On June 1, 2021, the U.S. Supreme Court denied a petition for a writ of certiorari filed by Next Energy, LLC to hear its case alleging a regulatory taking by the Illinois Department of Natural Resources relating to Illinois’ 2012 moratorium on issuance of permits for horizontal hydraulic fracturing wells, and Illinois’ subsequent onerous regulation of fracking.  (https://www.supremecourt.gov/search.aspx?filename=/docket/docketfiles/html/public/20-885.html.)  In 2011, Next Energy acquired 5-year leases on land for the purpose of extracting shale oil, which would require horizontal hydraulic fracturing wells. (https://www.supremecourt.gov/DocketPDF/20/20-885/164901/20201229140403326_Next.Writ.Cert.pdf.)  In mid-2021, the Illinois Department of Natural Resources commenced an unannounced moratorium on fracking.  In 2013, the Illinois legislature passed an act (“Act”) governing the drilling of such wells, and subsequently promulgated regulations on fracking in 2014.  As its leases would expire before permits could practically be issued under the 2014 regulations, and based on Next Energy’s belief that the onerous 2014 regulations would render an application economically prohibitive and therefore futile, rather than file an application for well permits – Next Energy filed an action in 2015 alleging a regulatory taking.  Next Energy’s brief to the U.S. Supreme Court points out that not one horizontal  hydraulic fracturing well has been drilled in Illinois since passage of the Act, supporting the argument that the onerous Act and regulations constitute a taking of property in violation of the U.S. Constitution. 

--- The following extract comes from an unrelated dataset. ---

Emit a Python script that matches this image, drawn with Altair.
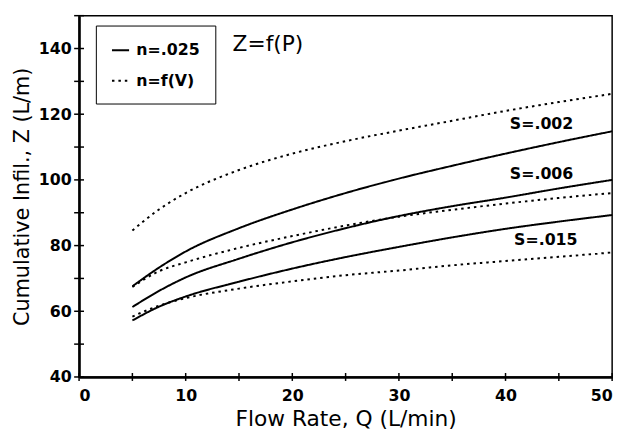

The Illinois trial court held that the action was not ripe, as Next Energy has not actually applied for a well permit.  This decision was appealed to the Illinois Appellate Court, which affirmed the trial court’s decision, and then appealed to the Illinois Supreme Court, which denied to review the decision.  Next Energy filed a petition for review by the U.S. Supreme Court on December 29, 2020, which was ultimately denied without a hearing on June 1, 2021.  This decision is relevant to the oil and gas industry, as states such as California are considering outright bans on fracking.  (http://www.mitchellchadwick.com/2021/04/california-gov-newsom-to-unilaterally-ban-fracking-by-2024/.)  One important lesson from this case is that owners of oil and gas leases should likely apply for well permits, even where onerous regulations are in place, to ensure that any subsequent claim is  considered “ripe” when litigation is filed.